> Stated goal:
Pictures stay out. Extract the lines below from the first one through the line with "minimum width=102pt] (u102)", both included.

═══ Raw data ═══

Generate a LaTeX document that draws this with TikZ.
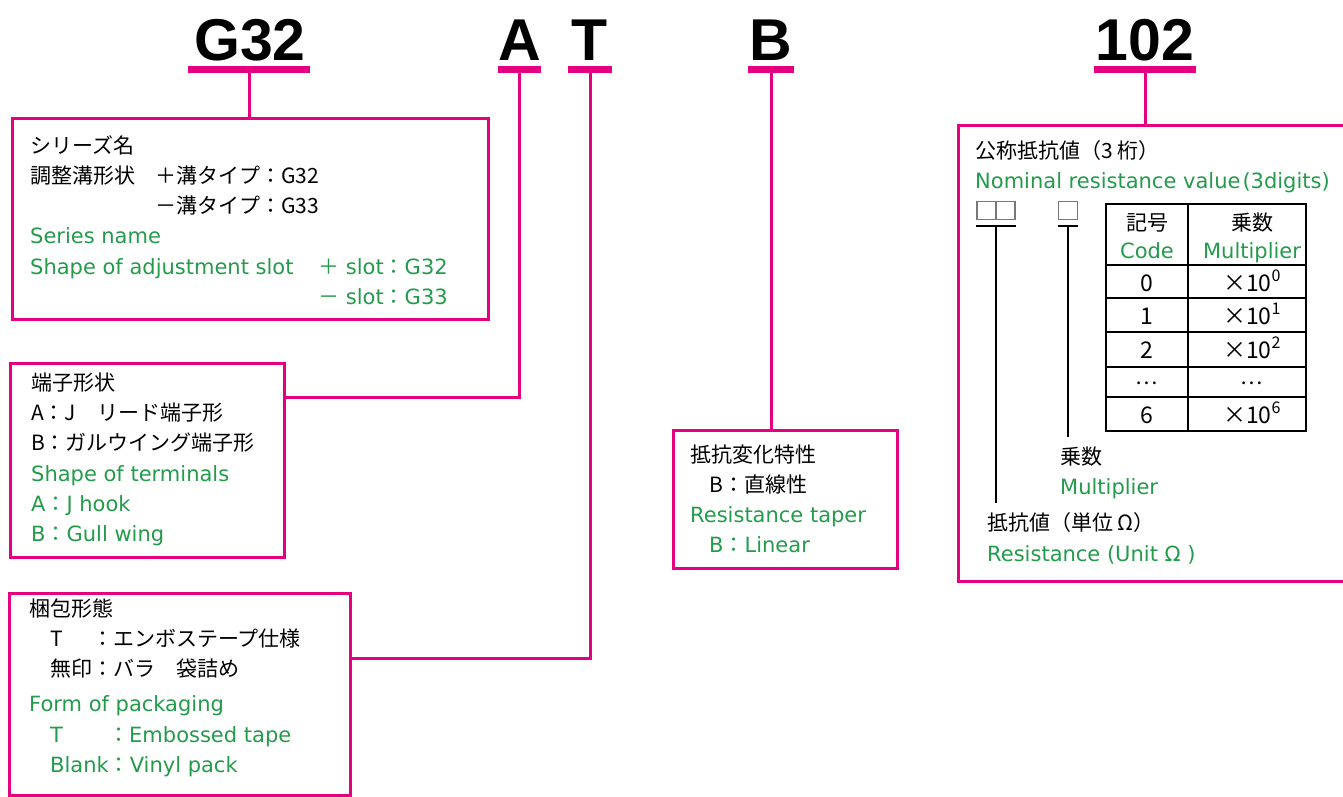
\documentclass[tikz,border=0pt]{standalone}
\usepackage{fontspec}
\setmainfont{DejaVu Sans}
\newfontfamily\jp{Noto Sans CJK JP}
\newfontfamily\bigf{Liberation Sans}
\definecolor{mag}{RGB}{228,0,127}
\definecolor{grn}{RGB}{35,155,75}
\definecolor{sqgray}{RGB}{120,120,120}
\begin{document}
\begin{tikzpicture}[x=1pt,y=-1pt,
 box/.style={draw=mag, line width=3pt, inner sep=0pt},
 ubar/.style={fill=mag, inner sep=0pt, minimum height=7pt},
 conn/.style={draw=mag, line width=3pt},
 big/.style={font=\bigf\bfseries\fontsize{59}{59}\selectfont, anchor=base, inner sep=0pt},
 jt/.style={font=\jp\fontsize{21}{24}\selectfont, anchor=base west, inner sep=0pt},
 gt/.style={font=\fontsize{21}{24}\selectfont, text=grn, anchor=base west, inner sep=0pt},
 jc/.style={font=\jp\fontsize{21}{24}\selectfont, anchor=base, inner sep=0pt},
 tc/.style={font=\jp\fontsize{23}{26}\selectfont, anchor=base, inner sep=0pt},
 gc/.style={font=\fontsize{21}{24}\selectfont, text=grn, anchor=base, inner sep=0pt},
 sq/.style={draw=sqgray, line width=1.3pt, inner sep=0pt, minimum width=19pt, minimum height=18pt},
 blk/.style={draw=black, line width=2pt},
]
\useasboundingbox (0,0) rectangle (1343,796);

% ---- top code letters ----
\node[big] (tG) at (250,60) {G32};
\node[big] (tA) at (519.5,60) {A};
\node[big] (tT) at (590,60) {T};
\node[big] (tB) at (771,60) {B};
\node[big] (t102) at (1145,60) {102};
\node[ubar, minimum width=122pt] (uG) at (249,69.5) {};
\node[ubar, minimum width=43pt] (uA) at (519.5,69.5) {};
\node[ubar, minimum width=44pt] (uT) at (590,69.5) {};
\node[ubar, minimum width=46pt] (uB) at (771,69.5) {};
\node[ubar, minimum width=102pt] (u102) at (1145,69.5) {};

% ---- boxes ----
\node[box, minimum width=476pt, minimum height=201pt] (b1) at (250,218.5) {};
\node[box, minimum width=274pt, minimum height=194pt] (b2) at (147,460) {};
\node[box, minimum width=341pt, minimum height=202pt] (b3) at (179.5,694) {};
\node[box, minimum width=224pt, minimum height=138pt] (b4) at (785,499) {};
\node[box, minimum width=392pt, minimum height=456pt] (b5) at (1154,353) {};

% ---- connectors ----
\draw[conn] (uG.south) -- (uG.south |- b1.north);
\coordinate (cA) at (519.5,397);
\draw[conn] (uA.south) -- (cA) -- (cA -| b2.east);
\coordinate (cT) at (590,658);
\draw[conn] (uT.south) -- (cT) -- (cT -| b3.east);
\draw[conn] (uB.south) -- (uB.south |- b4.north);
\draw[conn] (u102.south) -- (u102.south |- b5.north);

% ---- box 1 ----
\node[jt] (l11) at (30,153) {シリーズ名};
\node[jt] (l12) at (30,183) {調整溝形状};
\node[jt] (l12b) at (155,183) {＋溝タイプ：G32};
\node[jt] (l13) at (155,213) {－溝タイプ：G33};
\node[gt] (l14) at (30,243) {Series name};
\node[gt] (l15) at (30,274) {Shape of adjustment slot};
\node[gt] (l15b) at (318,274) {{\jp ＋} slot{\jp ：}G32};
\node[gt] (l16) at (318,304) {{\jp －} slot{\jp ：}G33};

% ---- box 2 ----
\node[jt] (l21) at (31,390) {端子形状};
\node[jt] (l22) at (31,420) {A：J　リード端子形};
\node[jt] (l23) at (31,450) {B：ガルウイング端子形};
\node[gt] (l24) at (31,481) {Shape of terminals};
\node[gt] (l25) at (31,511) {A{\jp ：}J hook};
\node[gt] (l26) at (31,541) {B{\jp ：}Gull wing};

% ---- box 3 ----
\node[jt] (l31) at (29,616) {梱包形態};
\node[jt] (l32) at (50,646) {T};
\node[jt] (l32b) at (92,646) {：エンボステープ仕様};
\node[jt] (l33) at (50,676) {無印：バラ　袋詰め};
\node[gt] (l34) at (29,711) {Form of packaging};
\node[gt] (l35) at (50,742) {T};
\node[gt] (l35b) at (108,742) {{\jp ：}Embossed tape};
\node[gt] (l36) at (50,772) {Blank{\jp ：}Vinyl pack};

% ---- box 4 ----
\node[jt] (l41) at (690,462) {抵抗変化特性};
\node[jt] (l42) at (709,492) {B：直線性};
\node[gt] (l43) at (690,522) {Resistance taper};
\node[gt] (l44) at (709,552) {B{\jp ：}Linear};

% ---- box 5 ----
\node[jt] (l51) at (975,158) {公称抵抗値（3 桁）};
\node[gt] (l52) at (975,188) {Nominal resistance value\kern2pt(3digits)};
\node[sq] (s1) at (986.5,210.5) {};
\node[sq] (s2) at (1005.5,210.5) {};
\node[sq] (s3) at (1068,210.5) {};
\coordinate (d1) at (976,226);
\coordinate (d2) at (1016,226);
\coordinate (d3) at (1058,226);
\coordinate (d4) at (1078,226);
\draw[blk] (d1) -- (d2);
\draw[blk] (d3) -- (d4);
\node[jt] (l53) at (1060,464) {乗数};
\node[gt] (l54) at (1060,494) {Multiplier};
\node[jt] (l55) at (987,530) {抵抗値（単位 Ω）};
\node[gt] (l56) at (987,561) {Resistance (Unit Ω )};
\draw[blk] (996,226) -- (996,503);
\draw[blk] (1068,226) -- (1068,437);

% ---- table ----
\draw[black, line width=2pt] (1106,204) rectangle (1306,431);
\draw[black, line width=1.2pt] (1188,204) -- (1188,431);
\foreach \yy in {265,298,332,367,397} \draw[black, line width=1.2pt] (1106,\yy) -- (1306,\yy);
\node[jc] (h1) at (1147,230) {記号};
\node[gc] (h2) at (1147,258) {Code};
\node[jc] (h3) at (1252,230) {乗数};
\node[gc] (h4) at (1252,258) {Multiplier};
\node[tc] (r0a) at (1147,291) {0};
\node[tc] (r0b) at (1252,291) {×10\textsuperscript{0}};
\node[tc] (r1a) at (1147,324) {1};
\node[tc] (r1b) at (1252,324) {×10\textsuperscript{1}};
\node[tc] (r2a) at (1147,358) {2};
\node[tc] (r2b) at (1252,358) {×10\textsuperscript{2}};
\node[jc] (r3a) at (1147,384) {…};
\node[jc] (r3b) at (1252,384) {…};
\node[tc] (r6a) at (1147,423) {6};
\node[tc] (r6b) at (1252,423) {×10\textsuperscript{6}};
\end{tikzpicture}
\end{document}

═══

> Solution:
Generate a LaTeX document that draws this with TikZ.
\documentclass[tikz,border=0pt]{standalone}
\usepackage{fontspec}
\setmainfont{DejaVu Sans}
\newfontfamily\jp{Noto Sans CJK JP}
\newfontfamily\bigf{Liberation Sans}
\definecolor{mag}{RGB}{228,0,127}
\definecolor{grn}{RGB}{35,155,75}
\definecolor{sqgray}{RGB}{120,120,120}
\begin{document}
\begin{tikzpicture}[x=1pt,y=-1pt,
 box/.style={draw=mag, line width=3pt, inner sep=0pt},
 ubar/.style={fill=mag, inner sep=0pt, minimum height=7pt},
 conn/.style={draw=mag, line width=3pt},
 big/.style={font=\bigf\bfseries\fontsize{59}{59}\selectfont, anchor=base, inner sep=0pt},
 jt/.style={font=\jp\fontsize{21}{24}\selectfont, anchor=base west, inner sep=0pt},
 gt/.style={font=\fontsize{21}{24}\selectfont, text=grn, anchor=base west, inner sep=0pt},
 jc/.style={font=\jp\fontsize{21}{24}\selectfont, anchor=base, inner sep=0pt},
 tc/.style={font=\jp\fontsize{23}{26}\selectfont, anchor=base, inner sep=0pt},
 gc/.style={font=\fontsize{21}{24}\selectfont, text=grn, anchor=base, inner sep=0pt},
 sq/.style={draw=sqgray, line width=1.3pt, inner sep=0pt, minimum width=19pt, minimum height=18pt},
 blk/.style={draw=black, line width=2pt},
]
\useasboundingbox (0,0) rectangle (1343,796);

% ---- top code letters ----
\node[big] (tG) at (250,60) {G32};
\node[big] (tA) at (519.5,60) {A};
\node[big] (tT) at (590,60) {T};
\node[big] (tB) at (771,60) {B};
\node[big] (t102) at (1145,60) {102};
\node[ubar, minimum width=122pt] (uG) at (249,69.5) {};
\node[ubar, minimum width=43pt] (uA) at (519.5,69.5) {};
\node[ubar, minimum width=44pt] (uT) at (590,69.5) {};
\node[ubar, minimum width=46pt] (uB) at (771,69.5) {};
\node[ubar, minimum width=102pt] (u102) at (1145,69.5) {};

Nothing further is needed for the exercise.